* _The exercise_
Give the data below again exactly as written, without its pictures.

* _Data lines_
○ ○ ○

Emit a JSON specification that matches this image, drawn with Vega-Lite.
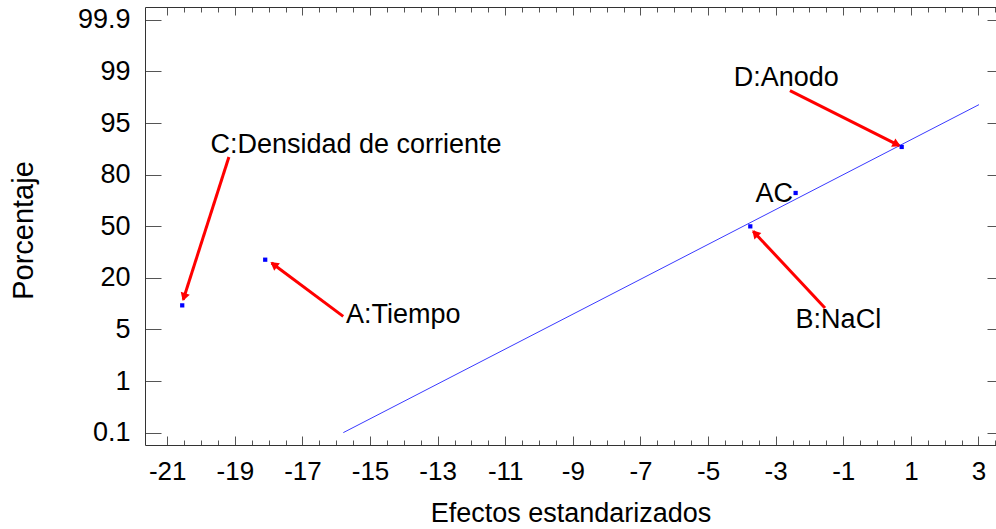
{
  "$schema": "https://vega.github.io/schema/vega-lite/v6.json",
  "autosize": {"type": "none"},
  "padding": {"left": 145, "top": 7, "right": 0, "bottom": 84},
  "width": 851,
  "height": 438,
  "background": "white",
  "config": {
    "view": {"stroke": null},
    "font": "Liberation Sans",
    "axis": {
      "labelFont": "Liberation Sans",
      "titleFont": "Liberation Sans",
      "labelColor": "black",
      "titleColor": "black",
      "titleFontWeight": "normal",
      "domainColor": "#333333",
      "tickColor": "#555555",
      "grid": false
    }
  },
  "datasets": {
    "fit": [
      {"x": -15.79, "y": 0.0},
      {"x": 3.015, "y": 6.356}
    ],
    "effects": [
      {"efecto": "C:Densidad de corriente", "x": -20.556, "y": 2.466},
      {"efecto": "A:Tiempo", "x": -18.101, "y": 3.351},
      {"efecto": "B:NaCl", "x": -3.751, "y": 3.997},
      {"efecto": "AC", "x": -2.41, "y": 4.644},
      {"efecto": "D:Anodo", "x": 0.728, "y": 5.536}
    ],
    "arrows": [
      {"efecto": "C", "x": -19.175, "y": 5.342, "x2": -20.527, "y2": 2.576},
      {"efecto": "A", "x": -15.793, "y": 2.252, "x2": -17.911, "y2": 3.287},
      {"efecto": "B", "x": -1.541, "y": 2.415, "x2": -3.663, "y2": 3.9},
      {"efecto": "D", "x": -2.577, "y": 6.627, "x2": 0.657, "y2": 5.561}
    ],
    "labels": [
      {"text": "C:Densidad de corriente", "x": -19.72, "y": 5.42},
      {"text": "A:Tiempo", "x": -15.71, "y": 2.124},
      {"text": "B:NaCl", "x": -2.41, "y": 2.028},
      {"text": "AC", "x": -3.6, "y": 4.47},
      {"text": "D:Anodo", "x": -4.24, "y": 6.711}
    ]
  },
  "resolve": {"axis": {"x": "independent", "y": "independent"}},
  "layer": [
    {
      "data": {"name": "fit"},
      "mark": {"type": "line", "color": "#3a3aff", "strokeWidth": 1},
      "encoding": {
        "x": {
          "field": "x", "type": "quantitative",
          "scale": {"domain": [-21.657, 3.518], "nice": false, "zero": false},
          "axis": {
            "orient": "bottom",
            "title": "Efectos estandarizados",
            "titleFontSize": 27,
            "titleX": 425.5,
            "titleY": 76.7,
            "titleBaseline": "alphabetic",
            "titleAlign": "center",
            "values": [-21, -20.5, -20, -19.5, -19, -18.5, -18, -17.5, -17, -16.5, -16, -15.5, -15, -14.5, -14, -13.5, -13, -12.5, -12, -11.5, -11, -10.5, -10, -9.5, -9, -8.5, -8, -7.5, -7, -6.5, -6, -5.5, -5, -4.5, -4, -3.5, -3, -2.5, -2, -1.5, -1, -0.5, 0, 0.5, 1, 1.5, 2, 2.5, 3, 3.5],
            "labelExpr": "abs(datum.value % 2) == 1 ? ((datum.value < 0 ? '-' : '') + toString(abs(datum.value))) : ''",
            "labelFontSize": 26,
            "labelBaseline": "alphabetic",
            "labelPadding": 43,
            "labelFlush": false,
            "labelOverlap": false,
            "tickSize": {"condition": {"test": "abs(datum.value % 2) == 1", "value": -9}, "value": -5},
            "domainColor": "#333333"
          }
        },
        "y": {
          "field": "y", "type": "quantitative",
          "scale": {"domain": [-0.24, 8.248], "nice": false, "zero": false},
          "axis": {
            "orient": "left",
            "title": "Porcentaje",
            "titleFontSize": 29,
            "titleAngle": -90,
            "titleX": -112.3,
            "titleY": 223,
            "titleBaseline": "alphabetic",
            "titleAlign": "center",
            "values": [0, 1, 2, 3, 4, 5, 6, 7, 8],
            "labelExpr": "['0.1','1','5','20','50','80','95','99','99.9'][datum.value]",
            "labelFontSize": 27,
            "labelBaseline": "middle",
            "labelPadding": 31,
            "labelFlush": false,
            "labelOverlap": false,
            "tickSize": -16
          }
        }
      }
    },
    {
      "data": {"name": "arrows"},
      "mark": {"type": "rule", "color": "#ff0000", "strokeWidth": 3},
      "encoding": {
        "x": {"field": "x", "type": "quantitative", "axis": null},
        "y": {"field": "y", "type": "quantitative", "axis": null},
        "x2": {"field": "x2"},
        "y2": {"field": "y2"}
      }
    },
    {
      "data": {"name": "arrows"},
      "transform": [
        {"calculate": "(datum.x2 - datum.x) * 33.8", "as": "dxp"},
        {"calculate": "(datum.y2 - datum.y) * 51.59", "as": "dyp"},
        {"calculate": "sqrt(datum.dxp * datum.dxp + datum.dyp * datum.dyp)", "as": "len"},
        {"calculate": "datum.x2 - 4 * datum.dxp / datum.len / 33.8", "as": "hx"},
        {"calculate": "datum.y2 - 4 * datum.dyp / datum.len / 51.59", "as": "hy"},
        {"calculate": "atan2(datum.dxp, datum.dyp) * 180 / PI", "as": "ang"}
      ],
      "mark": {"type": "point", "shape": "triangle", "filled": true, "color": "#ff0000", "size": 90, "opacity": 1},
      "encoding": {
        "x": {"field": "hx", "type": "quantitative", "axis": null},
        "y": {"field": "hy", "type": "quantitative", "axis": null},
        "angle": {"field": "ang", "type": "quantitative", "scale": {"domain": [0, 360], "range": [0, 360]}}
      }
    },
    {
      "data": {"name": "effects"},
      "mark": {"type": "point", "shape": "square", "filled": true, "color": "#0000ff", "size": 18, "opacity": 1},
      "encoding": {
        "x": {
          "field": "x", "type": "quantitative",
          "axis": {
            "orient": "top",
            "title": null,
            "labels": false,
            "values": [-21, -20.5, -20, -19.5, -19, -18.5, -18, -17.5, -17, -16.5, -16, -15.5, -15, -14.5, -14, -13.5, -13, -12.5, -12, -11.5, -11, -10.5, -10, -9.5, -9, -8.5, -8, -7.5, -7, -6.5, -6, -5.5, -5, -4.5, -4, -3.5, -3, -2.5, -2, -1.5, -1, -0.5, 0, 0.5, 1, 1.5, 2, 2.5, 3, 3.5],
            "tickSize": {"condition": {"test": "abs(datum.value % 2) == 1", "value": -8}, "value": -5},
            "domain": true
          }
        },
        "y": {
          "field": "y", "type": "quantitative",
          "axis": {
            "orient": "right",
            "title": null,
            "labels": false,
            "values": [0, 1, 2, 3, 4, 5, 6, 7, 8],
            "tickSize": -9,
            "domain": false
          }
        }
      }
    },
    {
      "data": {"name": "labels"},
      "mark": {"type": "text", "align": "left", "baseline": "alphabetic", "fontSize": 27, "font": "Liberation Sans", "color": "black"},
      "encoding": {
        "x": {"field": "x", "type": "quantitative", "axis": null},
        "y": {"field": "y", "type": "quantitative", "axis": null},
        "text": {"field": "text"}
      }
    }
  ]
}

○ ○ ○

* _Written response_
Emit a JSON specification that matches this image, drawn with Vega-Lite.
{
  "$schema": "https://vega.github.io/schema/vega-lite/v6.json",
  "autosize": {"type": "none"},
  "padding": {"left": 145, "top": 7, "right": 0, "bottom": 84},
  "width": 851,
  "height": 438,
  "background": "white",
  "config": {
    "view": {"stroke": null},
    "font": "Liberation Sans",
    "axis": {
      "labelFont": "Liberation Sans",
      "titleFont": "Liberation Sans",
      "labelColor": "black",
      "titleColor": "black",
      "titleFontWeight": "normal",
      "domainColor": "#333333",
      "tickColor": "#555555",
      "grid": false
    }
  },
  "datasets": {
    "fit": [
      {"x": -15.79, "y": 0.0},
      {"x": 3.015, "y": 6.356}
    ],
    "effects": [
      {"efecto": "C:Densidad de corriente", "x": -20.556, "y": 2.466},
      {"efecto": "A:Tiempo", "x": -18.101, "y": 3.351},
      {"efecto": "B:NaCl", "x": -3.751, "y": 3.997},
      {"efecto": "AC", "x": -2.41, "y": 4.644},
      {"efecto": "D:Anodo", "x": 0.728, "y": 5.536}
    ],
    "arrows": [
      {"efecto": "C", "x": -19.175, "y": 5.342, "x2": -20.527, "y2": 2.576},
      {"efecto": "A", "x": -15.793, "y": 2.252, "x2": -17.911, "y2": 3.287},
      {"efecto": "B", "x": -1.541, "y": 2.415, "x2": -3.663, "y2": 3.9},
      {"efecto": "D", "x": -2.577, "y": 6.627, "x2": 0.657, "y2": 5.561}
    ],
    "labels": [
      {"text": "C:Densidad de corriente", "x": -19.72, "y": 5.42},
      {"text": "A:Tiempo", "x": -15.71, "y": 2.124},
      {"text": "B:NaCl", "x": -2.41, "y": 2.028},
      {"text": "AC", "x": -3.6, "y": 4.47},
      {"text": "D:Anodo", "x": -4.24, "y": 6.711}
    ]
  },
  "resolve": {"axis": {"x": "independent", "y": "independent"}},
  "layer": [
    {
      "data": {"name": "fit"},
      "mark": {"type": "line", "color": "#3a3aff", "strokeWidth": 1},
      "encoding": {
        "x": {
          "field": "x", "type": "quantitative",
          "scale": {"domain": [-21.657, 3.518], "nice": false, "zero": false},
          "axis": {
            "orient": "bottom",
            "title": "Efectos estandarizados",
            "titleFontSize": 27,
            "titleX": 425.5,
            "titleY": 76.7,
            "titleBaseline": "alphabetic",
            "titleAlign": "center",
            "values": [-21, -20.5, -20, -19.5, -19, -18.5, -18, -17.5, -17, -16.5, -16, -15.5, -15, -14.5, -14, -13.5, -13, -12.5, -12, -11.5, -11, -10.5, -10, -9.5, -9, -8.5, -8, -7.5, -7, -6.5, -6, -5.5, -5, -4.5, -4, -3.5, -3, -2.5, -2, -1.5, -1, -0.5, 0, 0.5, 1, 1.5, 2, 2.5, 3, 3.5],
            "labelExpr": "abs(datum.value % 2) == 1 ? ((datum.value < 0 ? '-' : '') + toString(abs(datum.value))) : ''",
            "labelFontSize": 26,
            "labelBaseline": "alphabetic",
            "labelPadding": 43,
            "labelFlush": false,
            "labelOverlap": false,
            "tickSize": {"condition": {"test": "abs(datum.value % 2) == 1", "value": -9}, "value": -5},
            "domainColor": "#333333"
          }
        },
        "y": {
          "field": "y", "type": "quantitative",
          "scale": {"domain": [-0.24, 8.248], "nice": false, "zero": false},
          "axis": {
            "orient": "left",
            "title": "Porcentaje",
            "titleFontSize": 29,
            "titleAngle": -90,
            "titleX": -112.3,
            "titleY": 223,
            "titleBaseline": "alphabetic",
            "titleAlign": "center",
            "values": [0, 1, 2, 3, 4, 5, 6, 7, 8],
            "labelExpr": "['0.1','1','5','20','50','80','95','99','99.9'][datum.value]",
            "labelFontSize": 27,
            "labelBaseline": "middle",
            "labelPadding": 31,
            "labelFlush": false,
            "labelOverlap": false,
            "tickSize": -16
          }
        }
      }
    },
    {
      "data": {"name": "arrows"},
      "mark": {"type": "rule", "color": "#ff0000", "strokeWidth": 3},
      "encoding": {
        "x": {"field": "x", "type": "quantitative", "axis": null},
        "y": {"field": "y", "type": "quantitative", "axis": null},
        "x2": {"field": "x2"},
        "y2": {"field": "y2"}
      }
    },
    {
      "data": {"name": "arrows"},
      "transform": [
        {"calculate": "(datum.x2 - datum.x) * 33.8", "as": "dxp"},
        {"calculate": "(datum.y2 - datum.y) * 51.59", "as": "dyp"},
        {"calculate": "sqrt(datum.dxp * datum.dxp + datum.dyp * datum.dyp)", "as": "len"},
        {"calculate": "datum.x2 - 4 * datum.dxp / datum.len / 33.8", "as": "hx"},
        {"calculate": "datum.y2 - 4 * datum.dyp / datum.len / 51.59", "as": "hy"},
        {"calculate": "atan2(datum.dxp, datum.dyp) * 180 / PI", "as": "ang"}
      ],
      "mark": {"type": "point", "shape": "triangle", "filled": true, "color": "#ff0000", "size": 90, "opacity": 1},
      "encoding": {
        "x": {"field": "hx", "type": "quantitative", "axis": null},
        "y": {"field": "hy", "type": "quantitative", "axis": null},
        "angle": {"field": "ang", "type": "quantitative", "scale": {"domain": [0, 360], "range": [0, 360]}}
      }
    },
    {
      "data": {"name": "effects"},
      "mark": {"type": "point", "shape": "square", "filled": true, "color": "#0000ff", "size": 18, "opacity": 1},
      "encoding": {
        "x": {
          "field": "x", "type": "quantitative",
          "axis": {
            "orient": "top",
            "title": null,
            "labels": false,
            "values": [-21, -20.5, -20, -19.5, -19, -18.5, -18, -17.5, -17, -16.5, -16, -15.5, -15, -14.5, -14, -13.5, -13, -12.5, -12, -11.5, -11, -10.5, -10, -9.5, -9, -8.5, -8, -7.5, -7, -6.5, -6, -5.5, -5, -4.5, -4, -3.5, -3, -2.5, -2, -1.5, -1, -0.5, 0, 0.5, 1, 1.5, 2, 2.5, 3, 3.5],
            "tickSize": {"condition": {"test": "abs(datum.value % 2) == 1", "value": -8}, "value": -5},
            "domain": true
          }
        },
        "y": {
          "field": "y", "type": "quantitative",
          "axis": {
            "orient": "right",
            "title": null,
            "labels": false,
            "values": [0, 1, 2, 3, 4, 5, 6, 7, 8],
            "tickSize": -9,
            "domain": false
          }
        }
      }
    },
    {
      "data": {"name": "labels"},
      "mark": {"type": "text", "align": "left", "baseline": "alphabetic", "fontSize": 27, "font": "Liberation Sans", "color": "black"},
      "encoding": {
        "x": {"field": "x", "type": "quantitative", "axis": null},
        "y": {"field": "y", "type": "quantitative", "axis": null},
        "text": {"field": "text"}
      }
    }
  ]
}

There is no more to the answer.